Indian sovereign notes have handed investors Asia’s best returns in the past six months, indexes compiled by Bloomberg show. Rupee-denominated debt earned 3.6 percent, compared with 2.7 percent for Indonesian securities and 2.6 percent for Chinese notes.
Global funds have also been lured to India as Prime Minister Modi, who came to power in May 2014, cut red tape and took steps to improve public finances. He also raised spending on infrastructure and allowed higher foreign investment in industries such as defense.
Faster growth, slowing inflation and a narrower budget deficit prompted Moody’s Investors Service to lift India’s rating outlook to positive from stable in April this year.

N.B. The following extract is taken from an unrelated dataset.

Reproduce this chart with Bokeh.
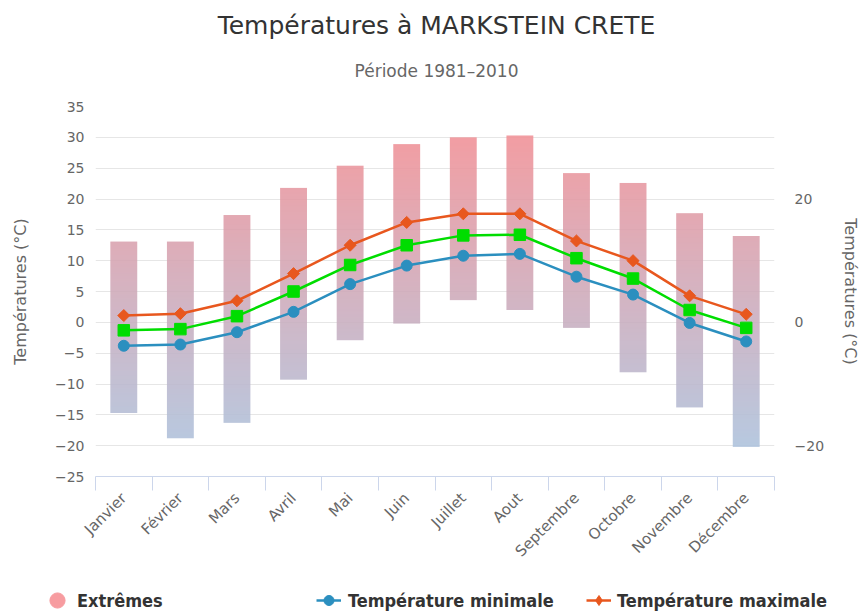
import numpy as np
from bokeh.plotting import figure
from bokeh.layouts import column
from bokeh.models import (Range1d, LinearAxis, FixedTicker, Label, Legend, LegendItem,
                          ColumnDataSource)
from bokeh.embed import file_html
from bokeh.resources import INLINE

# ---- data ----
months = ["Janvier", "Février", "Mars", "Avril", "Mai", "Juin", "Juillet", "Aout",
          "Septembre", "Octobre", "Novembre", "Décembre"]
ext_min = [-14.7, -18.8, -16.3, -9.3, -2.9, -0.2, 3.6, 2.0, -0.9, -8.1, -13.8, -20.2]
ext_max = [13.1, 13.1, 17.4, 21.8, 25.4, 28.9, 30.0, 30.3, 24.2, 22.6, 17.7, 14.0]
t_min = [-3.8, -3.6, -1.6, 1.7, 6.2, 9.2, 10.8, 11.1, 7.4, 4.5, -0.1, -3.1]
t_mean = [-1.3, -1.1, 1.0, 5.0, 9.3, 12.5, 14.1, 14.2, 10.4, 7.1, 2.0, -0.9]
t_max = [1.1, 1.4, 3.5, 7.9, 12.5, 16.2, 17.6, 17.6, 13.2, 10.0, 4.3, 1.3]
left_ticks = [-25, -20, -15, -10, -5, 0, 5, 10, 15, 20, 25, 30, 35]
right_ticks = [-20, 0, 20]
title_text = "Températures à MARKSTEIN CRETE"
subtitle_text = "Période 1981–2010"

FONT = "DejaVu Sans"
LFONT = "DejaVu Sans Condensed"
ORANGE = "#e8571e"
BLUE = "#2b8fbf"
GREEN = "#00dd00"
PINK = "#f79ca0"
AX = "#666666"

def fmt(v):
    return "\u2212" + str(abs(v)) if v < 0 else str(v)

Y0, Y1 = -25, 35
W = 863
H_TOP, H_MAIN, H_LEG = 96, 487, 30

def strip(h):
    f = figure(width=W, height=h, output_backend="svg", toolbar_location=None, title=None,
               x_range=Range1d(0, W), y_range=Range1d(0, h), x_axis_type=None, y_axis_type=None,
               min_border=0, outline_line_color=None, background_fill_color="white",
               border_fill_color="white")
    f.frame_align = False
    f.xgrid.visible = False
    f.ygrid.visible = False
    return f

# ---- title strip ----
top = strip(H_TOP)
top.add_layout(Label(x=436, y=H_TOP - 25, text=title_text, text_align="center",
                     text_baseline="middle", text_font=FONT, text_font_size="25px",
                     text_color="#333333"))
top.add_layout(Label(x=436, y=H_TOP - 70, text=subtitle_text, text_align="center",
                     text_baseline="middle", text_font=FONT, text_font_size="17px",
                     text_color="#666666"))

# ---- main chart ----
p = figure(width=W, height=H_MAIN, output_backend="svg", toolbar_location=None, title=None,
           x_range=Range1d(0, 12), y_range=Range1d(Y0, Y1),
           min_border_left=95, min_border_right=86, min_border_top=10, min_border_bottom=107,
           outline_line_color=None, background_fill_color="white", border_fill_color="white")
p.frame_align = False

xc = [i + 0.5 for i in range(len(months))]
xa = p.xaxis[0]
xa.ticker = FixedTicker(ticks=xc, minor_ticks=list(range(len(months) + 1)))
xa.major_label_overrides = {x: m for x, m in zip(xc, months)}
xa.major_tick_line_color = None
xa.major_tick_out = 0
xa.major_tick_in = 0
xa.minor_tick_line_color = "#ccd6eb"
xa.minor_tick_in = 0
xa.minor_tick_out = 14
xa.axis_line_color = "#ccd6eb"
xa.major_label_orientation = np.pi / 4
xa.major_label_standoff = 5
xa.major_label_text_font = FONT
xa.major_label_text_font_size = "15px"
xa.major_label_text_color = AX

ya = p.yaxis[0]
ya.ticker = FixedTicker(ticks=left_ticks)
ya.major_label_overrides = {v: fmt(v) for v in left_ticks}
ya.axis_line_color = None
ya.major_tick_line_color = None
ya.major_tick_out = 0
ya.major_tick_in = 0
ya.minor_tick_line_color = None
ya.major_label_standoff = 11
ya.major_label_text_font = FONT
ya.major_label_text_font_size = "14px"
ya.major_label_text_color = AX
ya.axis_label = "Températures (°C)"
ya.axis_label_text_font = FONT
ya.axis_label_text_font_style = "normal"
ya.axis_label_text_font_size = "16px"
ya.axis_label_text_color = AX
ya.axis_label_standoff = 22

p.xgrid.visible = False
p.ygrid.grid_line_color = "#e6e6e6"
p.ygrid.grid_line_width = 1

ra = LinearAxis(ticker=FixedTicker(ticks=right_ticks),
                major_label_overrides={v: fmt(v) for v in right_ticks},
                axis_line_color=None, major_tick_line_color=None, minor_tick_line_color=None,
                major_tick_out=0, major_tick_in=0,
                major_label_standoff=20, major_label_text_font=FONT, major_label_text_font_size="14px",
                major_label_text_color=AX, axis_label="Températures (°C)", axis_label_text_font=FONT,
                axis_label_text_font_style="normal", axis_label_text_font_size="16px",
                axis_label_text_color=AX, axis_label_standoff=14)
p.add_layout(ra, "right")

# ---- gradient bars (extremes) ----
top_rgb = np.array([247, 136, 140], dtype=float)
bot_rgb = np.array([164, 197, 226], dtype=float)
NR, NC = 300, 4
bw = 0.475
imgs, xs, dws, dhs = [], [], [], []
for i in range(len(months)):
    lo, hi = ext_min[i], ext_max[i]
    vals = lo + (np.arange(NR) + 0.5) / NR * (hi - lo)
    f = ((vals - Y0) / (Y1 - Y0))[:, None]
    rgb = bot_rgb + f * (top_rgb - bot_rgb)
    img = np.empty((NR, NC), dtype=np.uint32)
    view = img.view(dtype=np.uint8).reshape((NR, NC, 4))
    view[:, :, 0:3] = np.round(rgb)[:, None, :].astype(np.uint8)
    view[:, :, 3] = 255
    imgs.append(img)
    xs.append(xc[i] - bw / 2)
    dws.append(bw)
    dhs.append(hi - lo)
src = ColumnDataSource(dict(image=imgs, x=xs, y=ext_min, dw=dws, dh=dhs))
p.image_rgba(image="image", x="x", y="y", dw="dw", dh="dh", source=src, global_alpha=0.85)

# ---- lines ----
p.line(xc, t_max, line_color=ORANGE, line_width=2.5)
p.scatter(xc, t_max, marker="square", angle=np.pi / 4, size=8.5, color=ORANGE)
p.line(xc, t_mean, line_color=GREEN, line_width=2.5)
p.scatter(xc, t_mean, marker="square", size=11.5, color=GREEN)
p.line(xc, t_min, line_color=BLUE, line_width=2.5)
p.scatter(xc, t_min, marker="circle", size=11, color=BLUE)

# ---- legend strip ----
lg = strip(H_LEG)
nan = np.array([np.nan])
d_ext = lg.scatter(x=nan, y=nan, marker="circle", size=15, color=PINK)
d_minl = lg.line(x=nan, y=nan, line_color=BLUE, line_width=2.5)
d_mins = lg.scatter(x=nan, y=nan, marker="circle", size=11, color=BLUE)
d_maxl = lg.line(x=nan, y=nan, line_color=ORANGE, line_width=2.5)
d_maxs = lg.scatter(x=nan, y=nan, marker="diamond", size=11, color=ORANGE)

CY = 13  # legend row centre, px from the strip's bottom

def add_leg(label, rends, gw, gh, vx, standoff):
    leg = Legend(items=[LegendItem(label=label, renderers=rends)],
                 location=(vx, CY - gh / 2), padding=0, margin=0, spacing=0,
                 glyph_width=gw, glyph_height=gh, label_standoff=standoff, label_height=gh,
                 label_text_font=LFONT, label_text_font_style="bold",
                 label_text_font_size="18px", label_text_color="#333333",
                 border_line_color=None, background_fill_alpha=0)
    lg.add_layout(leg, "center")

add_leg("Extrêmes", [d_ext], 38, 38, 38, 1)
add_leg("Température minimale", [d_minl, d_mins], 25, 26, 316, 7)
add_leg("Température maximale", [d_maxl, d_maxs], 25, 26, 586, 6)

layout = column(top, p, lg, spacing=0)
open("out.html", "w").write(file_html(layout, INLINE))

Rajan, a former International Monetary Fund chief economist, has propelled the nation’s foreign-exchange reserves to a record $355 billion to shield the rupee from fund outflows in case of any external shocks. Options signal a narrowing of currency swings, reducing overseas investors’ risk.
Three-month implied volatilty in the rupee slumped to this year’s low of 6.54 percent on June 25, signaling a smaller potential for losses. Traders quote the gauge, a measure of expected swings in exchange rates, as part of options prices.
The rupee has jumped 7.8 percent to 63.8550 a dollar since reaching an unprecedented 68.845 on Aug. 28, 2013, which was just days before Rajan took over the reins of the Reserve Bank of India. That’s Asia’s best performance in the period. Global investors borrowing in dollars to purchase rupee assets earned 2.5 percent this year, the best carry-trade return in Asia.
“India is the strongest story on the continent,” said Paul McNamara, an investment director based in London at GAM, a group that has $127 billion in assets. It has “central banker of international renown who is cautiously trying to change the situation. Rajan does have the idea of building the credibility of the rupee.”